A loan of up to £26m to state energy provider Manx Utilities (MU) has been approved by Tynwald.
It means electricity prices will be capped at current levels for homes and businesses until the end of March 2023.
MU had forecast a 70% hike in bills from October to pay for the spiralling cost of wholesale gas.
The funds, to be taken from treasury reserves, will be repaid over a twenty-year period with a 2% interest rate.
Although the support recommended by Treasury Minister Alex Allinson to help with the rising cost of living was backed unanimously, some politicians expressed concerns about the package.
‘Cost of living tsunami’
In the extraordinary sitting of the court, David Ashford MHK told members that he would have preferred targeted help for low and middle income households.

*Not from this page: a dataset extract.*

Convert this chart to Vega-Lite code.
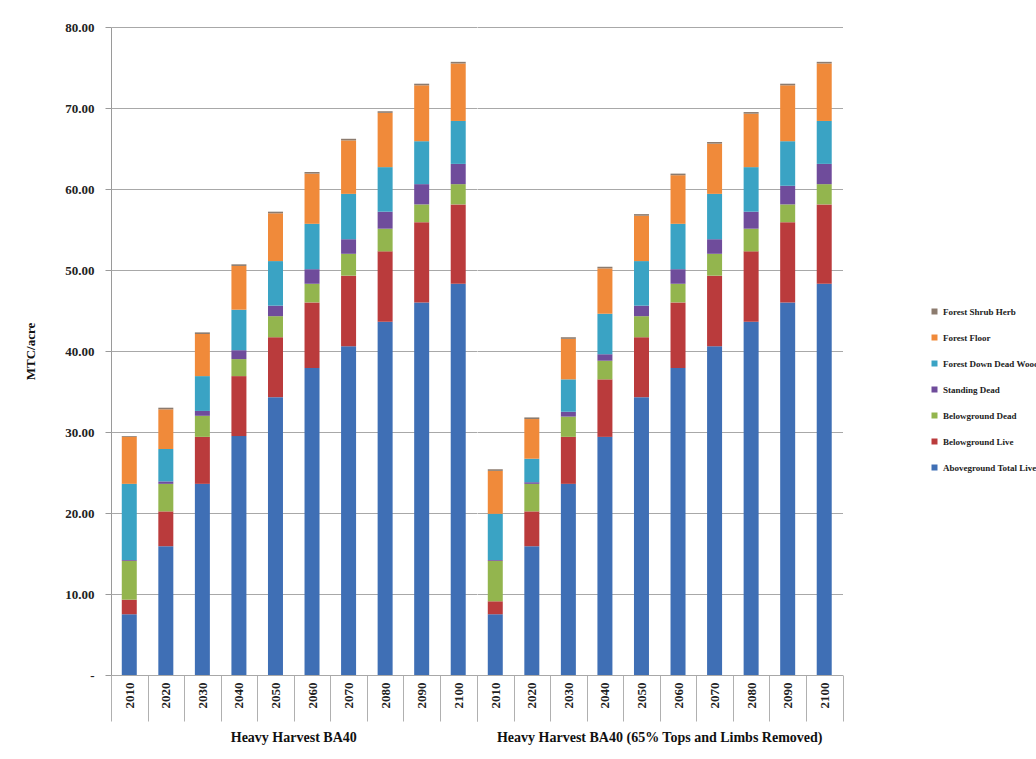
{
  "$schema": "https://vega.github.io/schema/vega-lite/v6.json",
  "background": "white",
  "padding": {"left": 24, "top": 21, "right": 0, "bottom": 0},
  "datasets": {
    "ser": [
      {"Series": "Aboveground Total Live", "o": 1},
      {"Series": "Belowground Live", "o": 2},
      {"Series": "Belowground Dead", "o": 3},
      {"Series": "Standing Dead", "o": 4},
      {"Series": "Forest Down Dead Wood", "o": 5},
      {"Series": "Forest Floor", "o": 6},
      {"Series": "Forest Shrub Herb", "o": 7}
    ]
  },
  "data": {
    "values": [
      {"g": "Heavy Harvest BA40", "yr": "2010", "Aboveground Total Live": 7.5, "Belowground Live": 1.8, "Belowground Dead": 4.8, "Standing Dead": 0.1, "Forest Down Dead Wood": 9.4, "Forest Floor": 5.8, "Forest Shrub Herb": 0.1},
      {"g": "Heavy Harvest BA40", "yr": "2020", "Aboveground Total Live": 15.9, "Belowground Live": 4.3, "Belowground Dead": 3.4, "Standing Dead": 0.3, "Forest Down Dead Wood": 4.0, "Forest Floor": 4.9, "Forest Shrub Herb": 0.2},
      {"g": "Heavy Harvest BA40", "yr": "2030", "Aboveground Total Live": 23.6, "Belowground Live": 5.8, "Belowground Dead": 2.6, "Standing Dead": 0.6, "Forest Down Dead Wood": 4.3, "Forest Floor": 5.2, "Forest Shrub Herb": 0.2},
      {"g": "Heavy Harvest BA40", "yr": "2040", "Aboveground Total Live": 29.5, "Belowground Live": 7.4, "Belowground Dead": 2.1, "Standing Dead": 1.1, "Forest Down Dead Wood": 5.0, "Forest Floor": 5.4, "Forest Shrub Herb": 0.2},
      {"g": "Heavy Harvest BA40", "yr": "2050", "Aboveground Total Live": 34.3, "Belowground Live": 7.4, "Belowground Dead": 2.6, "Standing Dead": 1.3, "Forest Down Dead Wood": 5.5, "Forest Floor": 5.9, "Forest Shrub Herb": 0.2},
      {"g": "Heavy Harvest BA40", "yr": "2060", "Aboveground Total Live": 37.9, "Belowground Live": 8.1, "Belowground Dead": 2.3, "Standing Dead": 1.8, "Forest Down Dead Wood": 5.6, "Forest Floor": 6.2, "Forest Shrub Herb": 0.2},
      {"g": "Heavy Harvest BA40", "yr": "2070", "Aboveground Total Live": 40.6, "Belowground Live": 8.7, "Belowground Dead": 2.7, "Standing Dead": 1.8, "Forest Down Dead Wood": 5.6, "Forest Floor": 6.6, "Forest Shrub Herb": 0.2},
      {"g": "Heavy Harvest BA40", "yr": "2080", "Aboveground Total Live": 43.6, "Belowground Live": 8.7, "Belowground Dead": 2.8, "Standing Dead": 2.1, "Forest Down Dead Wood": 5.5, "Forest Floor": 6.7, "Forest Shrub Herb": 0.2},
      {"g": "Heavy Harvest BA40", "yr": "2090", "Aboveground Total Live": 46.0, "Belowground Live": 9.9, "Belowground Dead": 2.2, "Standing Dead": 2.5, "Forest Down Dead Wood": 5.3, "Forest Floor": 6.9, "Forest Shrub Herb": 0.2},
      {"g": "Heavy Harvest BA40", "yr": "2100", "Aboveground Total Live": 48.3, "Belowground Live": 9.8, "Belowground Dead": 2.5, "Standing Dead": 2.5, "Forest Down Dead Wood": 5.3, "Forest Floor": 7.1, "Forest Shrub Herb": 0.2},
      {"g": "Heavy Harvest BA40 (65% Tops and Limbs Removed)", "yr": "2010", "Aboveground Total Live": 7.5, "Belowground Live": 1.6, "Belowground Dead": 5.0, "Standing Dead": 0.1, "Forest Down Dead Wood": 5.7, "Forest Floor": 5.3, "Forest Shrub Herb": 0.2},
      {"g": "Heavy Harvest BA40 (65% Tops and Limbs Removed)", "yr": "2020", "Aboveground Total Live": 15.9, "Belowground Live": 4.3, "Belowground Dead": 3.4, "Standing Dead": 0.2, "Forest Down Dead Wood": 2.9, "Forest Floor": 4.9, "Forest Shrub Herb": 0.2},
      {"g": "Heavy Harvest BA40 (65% Tops and Limbs Removed)", "yr": "2030", "Aboveground Total Live": 23.6, "Belowground Live": 5.8, "Belowground Dead": 2.5, "Standing Dead": 0.6, "Forest Down Dead Wood": 4.0, "Forest Floor": 5.0, "Forest Shrub Herb": 0.2},
      {"g": "Heavy Harvest BA40 (65% Tops and Limbs Removed)", "yr": "2040", "Aboveground Total Live": 29.4, "Belowground Live": 7.1, "Belowground Dead": 2.3, "Standing Dead": 0.8, "Forest Down Dead Wood": 5.0, "Forest Floor": 5.6, "Forest Shrub Herb": 0.2},
      {"g": "Heavy Harvest BA40 (65% Tops and Limbs Removed)", "yr": "2050", "Aboveground Total Live": 34.3, "Belowground Live": 7.4, "Belowground Dead": 2.6, "Standing Dead": 1.3, "Forest Down Dead Wood": 5.5, "Forest Floor": 5.6, "Forest Shrub Herb": 0.2},
      {"g": "Heavy Harvest BA40 (65% Tops and Limbs Removed)", "yr": "2060", "Aboveground Total Live": 37.9, "Belowground Live": 8.1, "Belowground Dead": 2.3, "Standing Dead": 1.8, "Forest Down Dead Wood": 5.6, "Forest Floor": 6.0, "Forest Shrub Herb": 0.2},
      {"g": "Heavy Harvest BA40 (65% Tops and Limbs Removed)", "yr": "2070", "Aboveground Total Live": 40.6, "Belowground Live": 8.7, "Belowground Dead": 2.7, "Standing Dead": 1.8, "Forest Down Dead Wood": 5.6, "Forest Floor": 6.2, "Forest Shrub Herb": 0.2},
      {"g": "Heavy Harvest BA40 (65% Tops and Limbs Removed)", "yr": "2080", "Aboveground Total Live": 43.6, "Belowground Live": 8.7, "Belowground Dead": 2.8, "Standing Dead": 2.1, "Forest Down Dead Wood": 5.5, "Forest Floor": 6.6, "Forest Shrub Herb": 0.2},
      {"g": "Heavy Harvest BA40 (65% Tops and Limbs Removed)", "yr": "2090", "Aboveground Total Live": 46.0, "Belowground Live": 9.9, "Belowground Dead": 2.2, "Standing Dead": 2.3, "Forest Down Dead Wood": 5.5, "Forest Floor": 6.9, "Forest Shrub Herb": 0.2},
      {"g": "Heavy Harvest BA40 (65% Tops and Limbs Removed)", "yr": "2100", "Aboveground Total Live": 48.3, "Belowground Live": 9.8, "Belowground Dead": 2.5, "Standing Dead": 2.5, "Forest Down Dead Wood": 5.3, "Forest Floor": 7.1, "Forest Shrub Herb": 0.2}
    ]
  },
  "transform": [
    {"fold": ["Aboveground Total Live", "Belowground Live", "Belowground Dead", "Standing Dead", "Forest Down Dead Wood", "Forest Floor", "Forest Shrub Herb"], "as": ["Series", "v"]},
    {"lookup": "Series", "from": {"data": {"name": "ser"}, "key": "Series", "fields": ["o"]}}
  ],
  "facet": {
    "column": {
      "field": "g",
      "type": "nominal",
      "sort": ["Heavy Harvest BA40", "Heavy Harvest BA40 (65% Tops and Limbs Removed)"],
      "header": {
        "title": null,
        "labelOrient": "bottom",
        "labelFont": "Liberation Serif",
        "labelFontWeight": "bold",
        "labelFontSize": 14,
        "labelColor": "#111111",
        "labelPadding": 9
      }
    }
  },
  "spacing": 0,
  "spec": {
    "width": 365.5,
    "height": 648,
    "mark": {"type": "bar", "width": 15},
    "encoding": {
      "x": {
        "field": "yr",
        "type": "ordinal",
        "scale": {"paddingInner": 0, "paddingOuter": 0},
        "axis": {
          "title": null,
          "labelAngle": 270,
          "labelFont": "Liberation Serif",
          "labelFontWeight": "bold",
          "labelFontSize": 13,
          "labelColor": "#222222",
          "labelPadding": -39,
          "tickBand": "extent",
          "tickSize": 46,
          "tickColor": "#B0B0B0",
          "domainColor": "#9A9A9A",
          "grid": false
        }
      },
      "y": {
        "field": "v",
        "type": "quantitative",
        "stack": "zero",
        "scale": {"domain": [0, 80], "nice": false},
        "axis": {
          "title": "MTC/acre",
          "titleFont": "Liberation Serif",
          "titleFontWeight": "bold",
          "titleFontSize": 13,
          "titleColor": "#111111",
          "titlePadding": 27,
          "values": [0, 10, 20, 30, 40, 50, 60, 70, 80],
          "labelExpr": "datum.value == 0 ? '-' : format(datum.value, '.2f')",
          "labelFont": "Liberation Serif",
          "labelFontWeight": "bold",
          "labelFontSize": 13,
          "labelColor": "#222222",
          "labelPadding": 11,
          "tickSize": 6,
          "tickColor": "#9A9A9A",
          "domainColor": "#9A9A9A",
          "gridColor": "#A8A8A8",
          "gridWidth": 1
        }
      },
      "color": {
        "field": "Series",
        "type": "nominal",
        "scale": {
          "domain": ["Forest Shrub Herb", "Forest Floor", "Forest Down Dead Wood", "Standing Dead", "Belowground Dead", "Belowground Live", "Aboveground Total Live"],
          "range": ["#8C7B6E", "#F08A3A", "#3AA3C4", "#6F4C9B", "#93B54E", "#BA3B3C", "#3F6FB5"]
        },
        "legend": {
          "title": null,
          "orient": "none",
          "legendX": 819,
          "legendY": 280,
          "symbolType": "square",
          "symbolSize": 36,
          "labelFont": "Liberation Serif",
          "labelFontWeight": "bold",
          "labelFontSize": 9,
          "labelColor": "#222222",
          "labelLimit": 300,
          "rowPadding": 16,
          "labelOffset": 4
        }
      },
      "order": {"field": "o", "type": "quantitative", "sort": "ascending"}
    }
  },
  "config": {
    "view": {"stroke": null}
  }
}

“For many it’s a not a cost of living crisis anymore, it’s a cost of living tsunami,” he said.
Highlighting that MU already had bonds of £260m to repay within the next 12 years, as well as previously accrued debt to the treasury, Tim Glover MHK said he was worried about passing on debts to future generations.
He added he was “anxious” about “the future viability of an organisation already saddled with debt”.
Outgoing MU chairman Rob Callister MHK agreed that the current situation would not be sustainable if wholesale natural gas prices continued to increase at current rates.
Whilst the cap would be of “significant benefit” to the Isle of Man economy during the winter months, it would have an “adverse affect” on the company, he added.
In response, Dr Allinson said the freeze would get rid of the “sudden shock going into winter” but warned that electricity prices would have to go up in a “staggered and proportionate way” in April.